* Given exercise
Only the lines from the start of the data below through the line that contains "plt.rcParams['font.family'] = ['Lato', 'DejaVu" are to be copied, exactly and without pictures.

───

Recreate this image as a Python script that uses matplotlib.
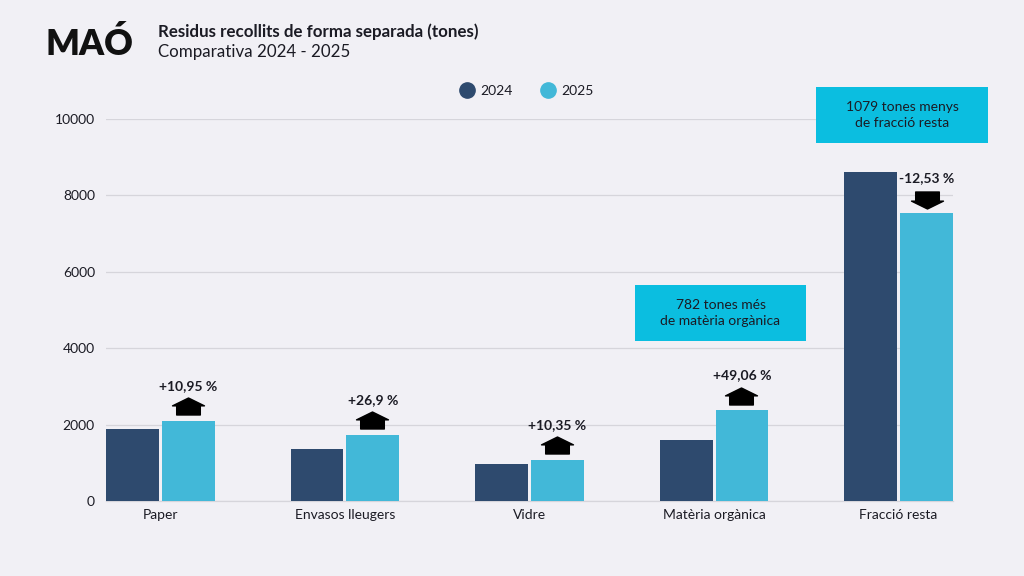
import matplotlib
matplotlib.use("Agg")
import matplotlib.pyplot as plt
import numpy as np
from matplotlib.path import Path
from matplotlib.patches import Rectangle
from matplotlib.lines import Line2D
from matplotlib.transforms import offset_copy

plt.rcParams['font.family'] = ['Lato', 'DejaVu Sans']

categories = ["Paper", "Envasos lleugers", "Vidre", "Matèria orgànica", "Fracció resta"]
values_2024 = [1885, 1361, 969, 1594, 8611]
values_2025 = [2091, 1727, 1069, 2376, 7532]
change_labels = ["+10,95 %", "+26,9 %", "+10,35 %", "+49,06 %", "-12,53 %"]
series_labels = ["2024", "2025"]
yticks = [0, 2000, 4000, 6000, 8000, 10000]

BG = "#F1F0F5"
C24 = "#2E4A6E"
C25 = "#42B8D8"
BOX = "#0BBEE0"
TXT = "#1B1B24"

fig = plt.figure(figsize=(10.24, 5.76), dpi=100, facecolor=BG)
ax = fig.add_axes([106/1024, 1-501/576, 847/1024, (501-119)/576])
ax.set_facecolor(BG)

x = np.arange(len(categories))
w = 0.287
off = 0.295 - w/2
b1 = ax.bar(x - off, values_2024, width=w, color=C24, zorder=3)
b2 = ax.bar(x + off, values_2025, width=w, color=C25, zorder=3)

ax.set_xlim(-0.295, len(categories) - 1 + 0.295)
ax.set_ylim(0, 10000)
ax.set_yticks(yticks)
ax.set_yticklabels([str(v) for v in yticks], fontsize=10, color=TXT)
ax.set_xticks(x)
ax.set_xticklabels(categories, fontsize=10, color=TXT)
ax.tick_params(axis='both', length=0)
ax.tick_params(axis='y', pad=8)
ax.tick_params(axis='x', pad=6)
ax.grid(axis='y', color="#D6D5DB", linewidth=0.9, zorder=0)
for s in ["top", "right", "left"]:
    ax.spines[s].set_visible(False)
ax.spines["bottom"].set_color("#D6D5DB")
ax.spines["bottom"].set_linewidth(0.9)

# arrow markers
up_verts = [(-0.37, -0.266), (0.37, -0.266), (0.37, 0.02), (0.5, 0.02), (0.0, 0.266),
            (-0.5, 0.02), (-0.37, 0.02), (-0.37, -0.266)]
up_path = Path(up_verts, closed=True)
down_path = Path([(vx, -vy) for vx, vy in up_verts], closed=True)

for i, (v24, v25, lab) in enumerate(zip(values_2024, values_2025, change_labels)):
    xi = x[i] + off
    if v25 >= v24:
        tr = offset_copy(ax.transData, fig=fig, x=-0.5, y=10.6, units='points')
        ax.plot([xi], [v25], marker=up_path, markersize=23, color='black',
                transform=tr, clip_on=False, zorder=5)
        trt = offset_copy(ax.transData, fig=fig, x=0, y=25.5, units='points')
    else:
        tr = offset_copy(ax.transData, fig=fig, x=0, y=9.8, units='points')
        ax.plot([xi], [v25], marker=down_path, markersize=23, color='black',
                transform=tr, clip_on=False, zorder=5)
        trt = offset_copy(ax.transData, fig=fig, x=0, y=25.2, units='points')
    ax.text(xi, v25, lab, transform=trt, ha='center', va='center', fontsize=10,
            fontweight='bold', color=TXT, clip_on=False)

# callout boxes
def callout(x0, y0, x1, y1, text):
    fig.patches.append(Rectangle((x0/1024, 1-y1/576), (x1-x0)/1024, (y1-y0)/576,
                                 transform=fig.transFigure, facecolor=BOX,
                                 edgecolor='none', zorder=6))
    fig.text((x0+x1)/2/1024, 1-(y0+y1)/2/576, text, ha='center', va='center',
             fontsize=10, color=TXT, linespacing=1.45, zorder=7)

callout(635, 285, 806, 341, "782 tones més\nde matèria orgànica")
callout(816, 87, 988, 143, "1079 tones menys\nde fracció resta")

# titles
fig.text(46/1024, 1-44/576, "MAÓ", fontsize=25.5, fontweight='heavy', color='#111111',
         ha='left', va='center')
fig.text(158/1024, 1-32/576, "Residus recollits de forma separada (tones)", fontsize=12.2,
         fontweight='bold', color=TXT, ha='left', va='center')
fig.text(158/1024, 1-52/576, "Comparativa 2024 - 2025", fontsize=12.2,
         color=TXT, ha='left', va='center')

# legend
h1 = Line2D([], [], marker='o', linestyle='none', markersize=11, color=C24)
h2 = Line2D([], [], marker='o', linestyle='none', markersize=11, color=C25)
ax.legend(handles=[h1, h2], labels=series_labels, loc='center',
          bbox_to_anchor=((527-106)/847, (501-91)/382), ncol=2, frameon=False,
          fontsize=10, handlelength=1.0, columnspacing=2.0, handletextpad=0.5,
          labelcolor=TXT)

fig.savefig("out.png", dpi=100, facecolor=BG)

───

* Task result
Recreate this image as a Python script that uses matplotlib.
import matplotlib
matplotlib.use("Agg")
import matplotlib.pyplot as plt
import numpy as np
from matplotlib.path import Path
from matplotlib.patches import Rectangle
from matplotlib.lines import Line2D
from matplotlib.transforms import offset_copy

plt.rcParams['font.family'] = ['Lato', 'DejaVu Sans']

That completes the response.